Breakthrough Observation of Twisting Magnetic Waves Reveals How the Sun's Corona Stays Superheated

As per a Nature Astronomy report, the research was led by Professor Richard Morton of Northumbria University, whose team used the telescope's advanced Cryogenic Near Infrared Spectropolarimeter (Cryo-NIRSP) to track motions in plasma heated to 1.6 million degrees Celsius. The telescope's four-metre mirror — the largest of its kind — allowed scientists to capture subtle twisting motions that had previously gone undetected. Morton described the discovery as “the end of a decades-long search” for the missing mechanism behind coronal heating.

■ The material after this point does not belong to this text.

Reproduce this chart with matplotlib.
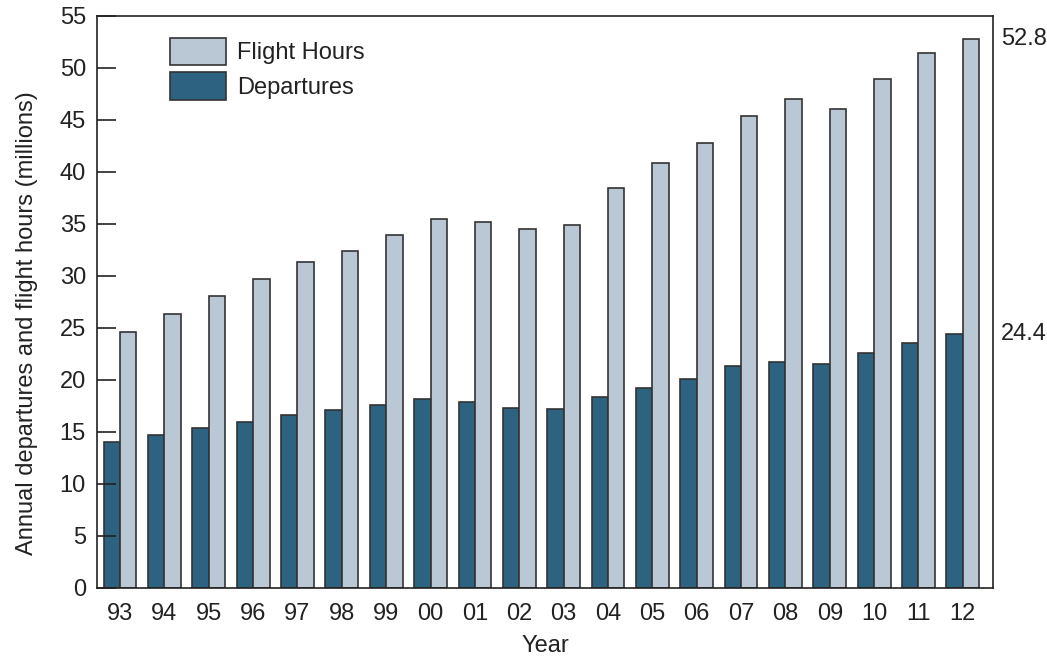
import matplotlib
matplotlib.use("Agg")
import matplotlib.pyplot as plt
import numpy as np

years = ["93", "94", "95", "96", "97", "98", "99", "00", "01", "02",
         "03", "04", "05", "06", "07", "08", "09", "10", "11", "12"]
flight_hours = [24.6, 26.3, 28.1, 29.7, 31.3, 32.4, 33.9, 35.5, 35.2, 34.5,
                34.9, 38.5, 40.9, 42.8, 45.4, 47.0, 46.1, 48.9, 51.4, 52.8]
departures = [14.0, 14.7, 15.4, 16.0, 16.6, 17.1, 17.6, 18.2, 17.9, 17.3,
              17.2, 18.4, 19.2, 20.1, 21.3, 21.7, 21.5, 22.6, 23.6, 24.4]
end_labels = ["52.8", "24.4"]

plt.rcParams['font.family'] = ['Liberation Sans', 'DejaVu Sans']
FS = 17
TC = '#222222'

fig = plt.figure(figsize=(10.47, 6.58), dpi=100)
ax = fig.add_axes([97/1047, 1 - 588/658, (993-97)/1047, (588-16)/658])

x = np.arange(len(years))
w = 0.37
dep_color = "#2d6280"
fh_color = "#bac8d6"
edge = "#333333"

ax.bar(x - w/2, departures, width=w, color=dep_color, edgecolor=edge, linewidth=1.2, label="Departures")
ax.bar(x + w/2, flight_hours, width=w, color=fh_color, edgecolor=edge, linewidth=1.2, label="Flight Hours")

ax.set_xlim(-0.52, len(years) - 1 + 0.68)
ax.set_ylim(0, 55)
ax.set_yticks(np.arange(0, 56, 5))
ax.set_xticks(x)
ax.set_xticklabels(years)
ax.tick_params(axis='y', direction='in', length=14, width=1.2, labelsize=FS, pad=8, colors=TC)
ax.tick_params(axis='x', length=0, labelsize=FS, pad=11, colors=TC)
for s in ax.spines.values():
    s.set_linewidth(1.2)
    s.set_color(TC)

ax.set_xlabel("Year", fontsize=FS, labelpad=7, color=TC)
ax.set_ylabel("Annual departures and flight hours (millions)", fontsize=FS, color=TC)
ax.yaxis.set_label_coords(-0.066, 0.463)

ax.text(1.009, flight_hours[-1], end_labels[0], transform=ax.get_yaxis_transform(),
        ha='left', va='center', fontsize=FS, color=TC)
ax.text(1.009, departures[-1], end_labels[1], transform=ax.get_yaxis_transform(),
        ha='left', va='center', fontsize=FS, color=TC)

handles, labels = ax.get_legend_handles_labels()
leg = ax.legend(handles[::-1], labels[::-1], loc='upper left',
                bbox_to_anchor=(170/1047, 1 - 38/658), bbox_transform=fig.transFigure,
                frameon=False, fontsize=FS, handlelength=2.37, handleheight=1.4,
                labelspacing=0.3, handletextpad=0.47, borderpad=0, borderaxespad=0)
for t in leg.get_texts():
    t.set_color(TC)

fig.savefig("out.png", dpi=100)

The waves, known as Alfvén waves — theorised in 1942 by the Nobel laureate Hannes Alfvén — travel through magnetic fields the way guitar strings vibrate. Larger examples connecting to solar flares had been observed in the past, but this is the first time scientists have spotted the smaller, ambient torsional type.

Morton's team developed new analysis methods to separate these twisting motions from other plasma movements, revealing alternating red and blue patterns as the waves moved toward and away from Earth.

The discovery accounts for the million-degree heat of the corona and supports ideas linking magnetic turbulence to solar wind that blows past Earth. Supported by UKRI, China, and the EU, the international collaboration pushes forward research in solar energy andthe accuracy of space weather forecasts.